=== Exercise requirements ===
Give the data again exactly as written, skipping any pictures.

=== Material ===

******************************

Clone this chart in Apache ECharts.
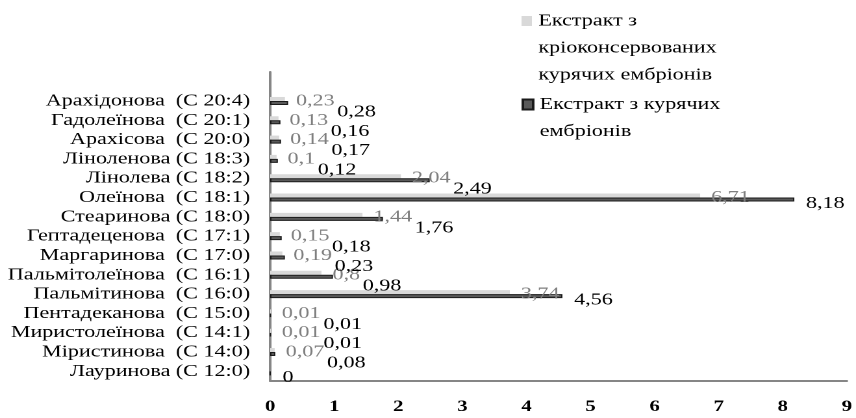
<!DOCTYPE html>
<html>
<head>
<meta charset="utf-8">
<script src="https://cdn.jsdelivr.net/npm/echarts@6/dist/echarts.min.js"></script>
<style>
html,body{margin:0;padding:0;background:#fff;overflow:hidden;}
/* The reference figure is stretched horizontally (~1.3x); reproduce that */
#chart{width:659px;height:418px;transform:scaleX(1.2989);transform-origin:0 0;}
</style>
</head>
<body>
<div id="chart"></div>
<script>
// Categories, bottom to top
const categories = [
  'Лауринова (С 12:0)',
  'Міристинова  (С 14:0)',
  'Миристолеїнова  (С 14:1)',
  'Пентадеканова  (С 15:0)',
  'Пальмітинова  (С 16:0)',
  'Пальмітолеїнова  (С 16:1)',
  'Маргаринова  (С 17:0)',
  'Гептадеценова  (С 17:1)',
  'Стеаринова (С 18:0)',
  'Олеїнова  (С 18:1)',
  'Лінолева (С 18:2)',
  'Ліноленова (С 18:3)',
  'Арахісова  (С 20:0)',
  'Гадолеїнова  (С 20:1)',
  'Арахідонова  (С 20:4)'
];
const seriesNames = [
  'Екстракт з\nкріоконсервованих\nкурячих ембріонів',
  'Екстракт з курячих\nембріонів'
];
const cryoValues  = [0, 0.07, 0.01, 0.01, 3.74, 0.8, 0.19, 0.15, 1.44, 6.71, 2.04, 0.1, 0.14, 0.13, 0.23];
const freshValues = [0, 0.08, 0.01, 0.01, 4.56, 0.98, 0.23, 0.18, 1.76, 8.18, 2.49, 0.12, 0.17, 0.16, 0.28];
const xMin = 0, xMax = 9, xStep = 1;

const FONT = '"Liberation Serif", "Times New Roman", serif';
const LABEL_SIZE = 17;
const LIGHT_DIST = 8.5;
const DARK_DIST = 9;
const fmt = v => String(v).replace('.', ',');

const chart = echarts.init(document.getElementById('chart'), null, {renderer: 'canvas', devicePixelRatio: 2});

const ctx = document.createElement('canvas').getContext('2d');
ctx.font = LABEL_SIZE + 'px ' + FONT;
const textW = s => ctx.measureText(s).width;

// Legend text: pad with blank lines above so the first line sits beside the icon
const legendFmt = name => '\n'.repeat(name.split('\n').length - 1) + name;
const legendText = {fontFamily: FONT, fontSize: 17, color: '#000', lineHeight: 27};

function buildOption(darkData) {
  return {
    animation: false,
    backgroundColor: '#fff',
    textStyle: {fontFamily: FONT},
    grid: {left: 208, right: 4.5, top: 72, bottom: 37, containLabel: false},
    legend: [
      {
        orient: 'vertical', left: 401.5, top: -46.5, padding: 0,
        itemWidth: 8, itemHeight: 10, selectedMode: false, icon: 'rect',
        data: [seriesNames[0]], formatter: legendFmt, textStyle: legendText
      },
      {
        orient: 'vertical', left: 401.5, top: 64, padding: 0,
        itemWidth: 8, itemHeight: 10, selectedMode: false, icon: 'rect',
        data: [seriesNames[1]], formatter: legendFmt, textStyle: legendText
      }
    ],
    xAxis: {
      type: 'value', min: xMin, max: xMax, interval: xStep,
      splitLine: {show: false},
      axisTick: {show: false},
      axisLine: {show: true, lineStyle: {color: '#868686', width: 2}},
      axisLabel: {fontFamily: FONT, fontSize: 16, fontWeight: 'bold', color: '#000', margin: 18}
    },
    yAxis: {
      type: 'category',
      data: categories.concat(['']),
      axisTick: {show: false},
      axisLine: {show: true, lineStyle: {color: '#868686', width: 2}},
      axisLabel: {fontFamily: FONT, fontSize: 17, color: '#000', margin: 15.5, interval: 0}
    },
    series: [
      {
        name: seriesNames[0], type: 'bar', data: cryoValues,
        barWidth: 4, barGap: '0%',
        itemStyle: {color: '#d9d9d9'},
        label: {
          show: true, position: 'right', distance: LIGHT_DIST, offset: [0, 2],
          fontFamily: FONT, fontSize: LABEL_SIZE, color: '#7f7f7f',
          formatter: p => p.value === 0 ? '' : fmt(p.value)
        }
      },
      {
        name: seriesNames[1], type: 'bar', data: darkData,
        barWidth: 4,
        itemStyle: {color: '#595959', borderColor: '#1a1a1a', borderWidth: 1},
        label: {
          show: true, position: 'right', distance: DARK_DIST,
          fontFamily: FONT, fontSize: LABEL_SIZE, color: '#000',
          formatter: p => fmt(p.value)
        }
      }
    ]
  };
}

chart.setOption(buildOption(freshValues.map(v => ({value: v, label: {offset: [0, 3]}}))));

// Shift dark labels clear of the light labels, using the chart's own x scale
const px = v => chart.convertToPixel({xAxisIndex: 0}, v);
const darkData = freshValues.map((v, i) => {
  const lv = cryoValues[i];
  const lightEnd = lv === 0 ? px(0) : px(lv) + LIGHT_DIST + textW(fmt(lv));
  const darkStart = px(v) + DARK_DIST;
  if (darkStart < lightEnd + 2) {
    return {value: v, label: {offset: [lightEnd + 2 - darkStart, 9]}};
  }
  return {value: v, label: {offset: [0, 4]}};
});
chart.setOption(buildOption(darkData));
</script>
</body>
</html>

******************************

=== Result of this task ===
Clone this chart in Apache ECharts.
<!DOCTYPE html>
<html>
<head>
<meta charset="utf-8">
<script src="https://cdn.jsdelivr.net/npm/echarts@6/dist/echarts.min.js"></script>
<style>
html,body{margin:0;padding:0;background:#fff;overflow:hidden;}
/* The reference figure is stretched horizontally (~1.3x); reproduce that */
#chart{width:659px;height:418px;transform:scaleX(1.2989);transform-origin:0 0;}
</style>
</head>
<body>
<div id="chart"></div>
<script>
// Categories, bottom to top
const categories = [
  'Лауринова (С 12:0)',
  'Міристинова  (С 14:0)',
  'Миристолеїнова  (С 14:1)',
  'Пентадеканова  (С 15:0)',
  'Пальмітинова  (С 16:0)',
  'Пальмітолеїнова  (С 16:1)',
  'Маргаринова  (С 17:0)',
  'Гептадеценова  (С 17:1)',
  'Стеаринова (С 18:0)',
  'Олеїнова  (С 18:1)',
  'Лінолева (С 18:2)',
  'Ліноленова (С 18:3)',
  'Арахісова  (С 20:0)',
  'Гадолеїнова  (С 20:1)',
  'Арахідонова  (С 20:4)'
];
const seriesNames = [
  'Екстракт з\nкріоконсервованих\nкурячих ембріонів',
  'Екстракт з курячих\nембріонів'
];
const cryoValues  = [0, 0.07, 0.01, 0.01, 3.74, 0.8, 0.19, 0.15, 1.44, 6.71, 2.04, 0.1, 0.14, 0.13, 0.23];
const freshValues = [0, 0.08, 0.01, 0.01, 4.56, 0.98, 0.23, 0.18, 1.76, 8.18, 2.49, 0.12, 0.17, 0.16, 0.28];
const xMin = 0, xMax = 9, xStep = 1;

const FONT = '"Liberation Serif", "Times New Roman", serif';
const LABEL_SIZE = 17;
const LIGHT_DIST = 8.5;
const DARK_DIST = 9;
const fmt = v => String(v).replace('.', ',');

const chart = echarts.init(document.getElementById('chart'), null, {renderer: 'canvas', devicePixelRatio: 2});

const ctx = document.createElement('canvas').getContext('2d');
ctx.font = LABEL_SIZE + 'px ' + FONT;
const textW = s => ctx.measureText(s).width;

// Legend text: pad with blank lines above so the first line sits beside the icon
const legendFmt = name => '\n'.repeat(name.split('\n').length - 1) + name;
const legendText = {fontFamily: FONT, fontSize: 17, color: '#000', lineHeight: 27};

function buildOption(darkData) {
  return {
    animation: false,
    backgroundColor: '#fff',
    textStyle: {fontFamily: FONT},
    grid: {left: 208, right: 4.5, top: 72, bottom: 37, containLabel: false},
    legend: [
      {
        orient: 'vertical', left: 401.5, top: -46.5, padding: 0,
        itemWidth: 8, itemHeight: 10, selectedMode: false, icon: 'rect',
        data: [seriesNames[0]], formatter: legendFmt, textStyle: legendText
      },
      {
        orient: 'vertical', left: 401.5, top: 64, padding: 0,
        itemWidth: 8, itemHeight: 10, selectedMode: false, icon: 'rect',
        data: [seriesNames[1]], formatter: legendFmt, textStyle: legendText
      }
    ],
    xAxis: {
      type: 'value', min: xMin, max: xMax, interval: xStep,
      splitLine: {show: false},
      axisTick: {show: false},
      axisLine: {show: true, lineStyle: {color: '#868686', width: 2}},
      axisLabel: {fontFamily: FONT, fontSize: 16, fontWeight: 'bold', color: '#000', margin: 18}
    },
    yAxis: {
      type: 'category',
      data: categories.concat(['']),
      axisTick: {show: false},
      axisLine: {show: true, lineStyle: {color: '#868686', width: 2}},
      axisLabel: {fontFamily: FONT, fontSize: 17, color: '#000', margin: 15.5, interval: 0}
    },
    series: [
      {
        name: seriesNames[0], type: 'bar', data: cryoValues,
        barWidth: 4, barGap: '0%',
        itemStyle: {color: '#d9d9d9'},
        label: {
          show: true, position: 'right', distance: LIGHT_DIST, offset: [0, 2],
          fontFamily: FONT, fontSize: LABEL_SIZE, color: '#7f7f7f',
          formatter: p => p.value === 0 ? '' : fmt(p.value)
        }
      },
      {
        name: seriesNames[1], type: 'bar', data: darkData,
        barWidth: 4,
        itemStyle: {color: '#595959', borderColor: '#1a1a1a', borderWidth: 1},
        label: {
          show: true, position: 'right', distance: DARK_DIST,
          fontFamily: FONT, fontSize: LABEL_SIZE, color: '#000',
          formatter: p => fmt(p.value)
        }
      }
    ]
  };
}

chart.setOption(buildOption(freshValues.map(v => ({value: v, label: {offset: [0, 3]}}))));

// Shift dark labels clear of the light labels, using the chart's own x scale
const px = v => chart.convertToPixel({xAxisIndex: 0}, v);
const darkData = freshValues.map((v, i) => {
  const lv = cryoValues[i];
  const lightEnd = lv === 0 ? px(0) : px(lv) + LIGHT_DIST + textW(fmt(lv));
  const darkStart = px(v) + DARK_DIST;
  if (darkStart < lightEnd + 2) {
    return {value: v, label: {offset: [lightEnd + 2 - darkStart, 9]}};
  }
  return {value: v, label: {offset: [0, 4]}};
});
chart.setOption(buildOption(darkData));
</script>
</body>
</html>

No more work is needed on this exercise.